The task:
Copy the data that follows exactly. Include no pictures.

Supplied material:
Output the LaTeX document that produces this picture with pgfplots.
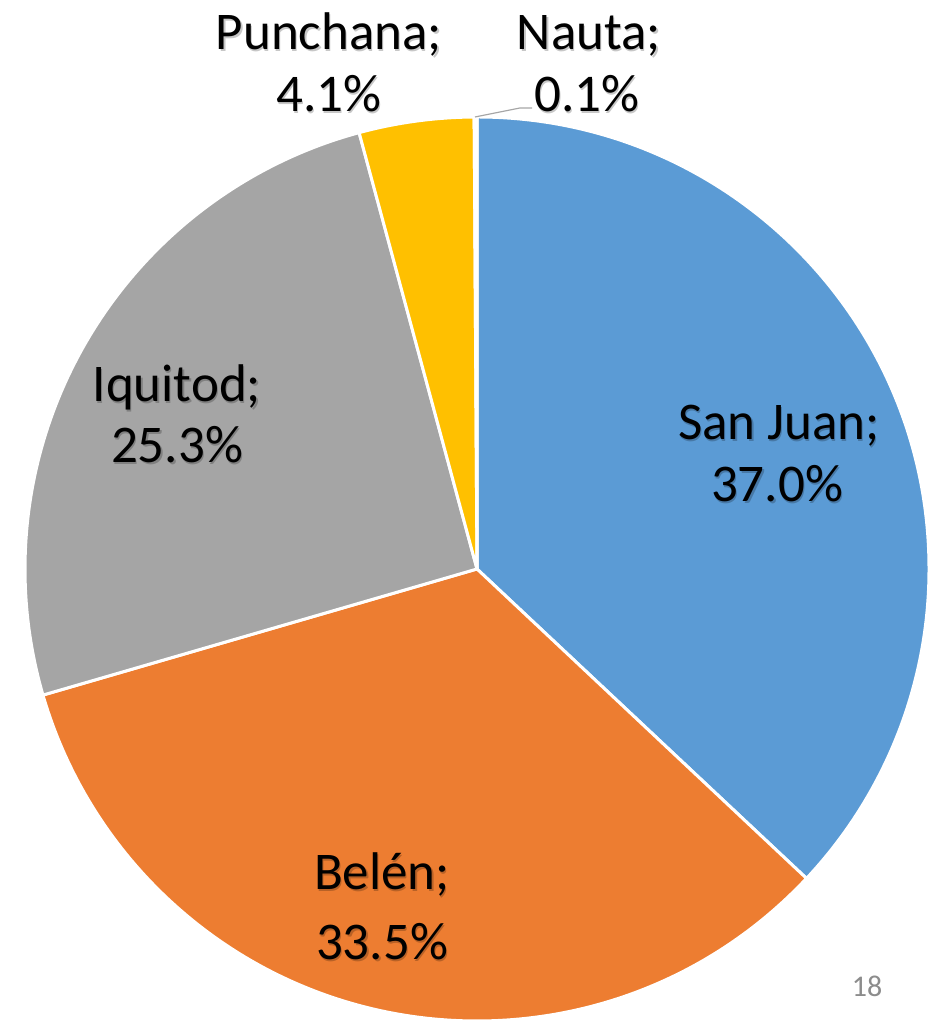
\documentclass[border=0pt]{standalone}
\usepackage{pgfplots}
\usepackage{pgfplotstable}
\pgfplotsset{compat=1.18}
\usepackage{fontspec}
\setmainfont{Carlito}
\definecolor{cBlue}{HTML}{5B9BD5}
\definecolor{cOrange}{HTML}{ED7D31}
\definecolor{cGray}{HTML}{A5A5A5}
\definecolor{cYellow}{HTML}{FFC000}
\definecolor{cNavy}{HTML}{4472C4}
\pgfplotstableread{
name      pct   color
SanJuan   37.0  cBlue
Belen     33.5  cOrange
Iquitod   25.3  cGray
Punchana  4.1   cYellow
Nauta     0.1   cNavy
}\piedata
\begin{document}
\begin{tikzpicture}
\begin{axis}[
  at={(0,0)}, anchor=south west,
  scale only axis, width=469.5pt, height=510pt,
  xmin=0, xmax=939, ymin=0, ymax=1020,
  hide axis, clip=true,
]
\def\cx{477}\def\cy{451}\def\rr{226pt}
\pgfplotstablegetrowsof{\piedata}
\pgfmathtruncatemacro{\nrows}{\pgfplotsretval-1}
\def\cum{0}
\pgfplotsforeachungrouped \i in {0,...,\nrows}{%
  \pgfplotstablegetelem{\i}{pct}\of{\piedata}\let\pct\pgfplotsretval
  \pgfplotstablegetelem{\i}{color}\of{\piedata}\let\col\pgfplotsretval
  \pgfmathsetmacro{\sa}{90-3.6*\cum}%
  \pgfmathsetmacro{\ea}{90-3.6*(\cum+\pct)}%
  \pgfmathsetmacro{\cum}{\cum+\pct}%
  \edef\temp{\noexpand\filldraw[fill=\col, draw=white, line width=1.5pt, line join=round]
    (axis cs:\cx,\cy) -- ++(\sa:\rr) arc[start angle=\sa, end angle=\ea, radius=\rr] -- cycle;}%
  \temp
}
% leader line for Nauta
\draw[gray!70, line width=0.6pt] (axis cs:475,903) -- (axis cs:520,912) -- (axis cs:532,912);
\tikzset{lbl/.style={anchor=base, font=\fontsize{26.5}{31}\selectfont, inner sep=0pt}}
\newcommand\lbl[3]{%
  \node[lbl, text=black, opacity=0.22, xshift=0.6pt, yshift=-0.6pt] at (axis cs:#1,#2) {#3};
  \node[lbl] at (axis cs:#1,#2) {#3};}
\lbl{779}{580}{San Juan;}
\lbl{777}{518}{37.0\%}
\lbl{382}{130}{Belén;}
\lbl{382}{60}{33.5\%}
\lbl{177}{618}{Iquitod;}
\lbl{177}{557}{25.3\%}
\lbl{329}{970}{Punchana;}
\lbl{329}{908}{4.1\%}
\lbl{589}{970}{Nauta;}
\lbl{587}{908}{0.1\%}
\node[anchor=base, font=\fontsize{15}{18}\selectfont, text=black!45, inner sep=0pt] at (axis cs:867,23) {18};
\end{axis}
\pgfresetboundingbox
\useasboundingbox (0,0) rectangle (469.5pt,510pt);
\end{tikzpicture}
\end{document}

Correct response:
Output the LaTeX document that produces this picture with pgfplots.
\documentclass[border=0pt]{standalone}
\usepackage{pgfplots}
\usepackage{pgfplotstable}
\pgfplotsset{compat=1.18}
\usepackage{fontspec}
\setmainfont{Carlito}
\definecolor{cBlue}{HTML}{5B9BD5}
\definecolor{cOrange}{HTML}{ED7D31}
\definecolor{cGray}{HTML}{A5A5A5}
\definecolor{cYellow}{HTML}{FFC000}
\definecolor{cNavy}{HTML}{4472C4}
\pgfplotstableread{
name      pct   color
SanJuan   37.0  cBlue
Belen     33.5  cOrange
Iquitod   25.3  cGray
Punchana  4.1   cYellow
Nauta     0.1   cNavy
}\piedata
\begin{document}
\begin{tikzpicture}
\begin{axis}[
  at={(0,0)}, anchor=south west,
  scale only axis, width=469.5pt, height=510pt,
  xmin=0, xmax=939, ymin=0, ymax=1020,
  hide axis, clip=true,
]
\def\cx{477}\def\cy{451}\def\rr{226pt}
\pgfplotstablegetrowsof{\piedata}
\pgfmathtruncatemacro{\nrows}{\pgfplotsretval-1}
\def\cum{0}
\pgfplotsforeachungrouped \i in {0,...,\nrows}{%
  \pgfplotstablegetelem{\i}{pct}\of{\piedata}\let\pct\pgfplotsretval
  \pgfplotstablegetelem{\i}{color}\of{\piedata}\let\col\pgfplotsretval
  \pgfmathsetmacro{\sa}{90-3.6*\cum}%
  \pgfmathsetmacro{\ea}{90-3.6*(\cum+\pct)}%
  \pgfmathsetmacro{\cum}{\cum+\pct}%
  \edef\temp{\noexpand\filldraw[fill=\col, draw=white, line width=1.5pt, line join=round]
    (axis cs:\cx,\cy) -- ++(\sa:\rr) arc[start angle=\sa, end angle=\ea, radius=\rr] -- cycle;}%
  \temp
}
% leader line for Nauta
\draw[gray!70, line width=0.6pt] (axis cs:475,903) -- (axis cs:520,912) -- (axis cs:532,912);
\tikzset{lbl/.style={anchor=base, font=\fontsize{26.5}{31}\selectfont, inner sep=0pt}}
\newcommand\lbl[3]{%
  \node[lbl, text=black, opacity=0.22, xshift=0.6pt, yshift=-0.6pt] at (axis cs:#1,#2) {#3};
  \node[lbl] at (axis cs:#1,#2) {#3};}
\lbl{779}{580}{San Juan;}
\lbl{777}{518}{37.0\%}
\lbl{382}{130}{Belén;}
\lbl{382}{60}{33.5\%}
\lbl{177}{618}{Iquitod;}
\lbl{177}{557}{25.3\%}
\lbl{329}{970}{Punchana;}
\lbl{329}{908}{4.1\%}
\lbl{589}{970}{Nauta;}
\lbl{587}{908}{0.1\%}
\node[anchor=base, font=\fontsize{15}{18}\selectfont, text=black!45, inner sep=0pt] at (axis cs:867,23) {18};
\end{axis}
\pgfresetboundingbox
\useasboundingbox (0,0) rectangle (469.5pt,510pt);
\end{tikzpicture}
\end{document}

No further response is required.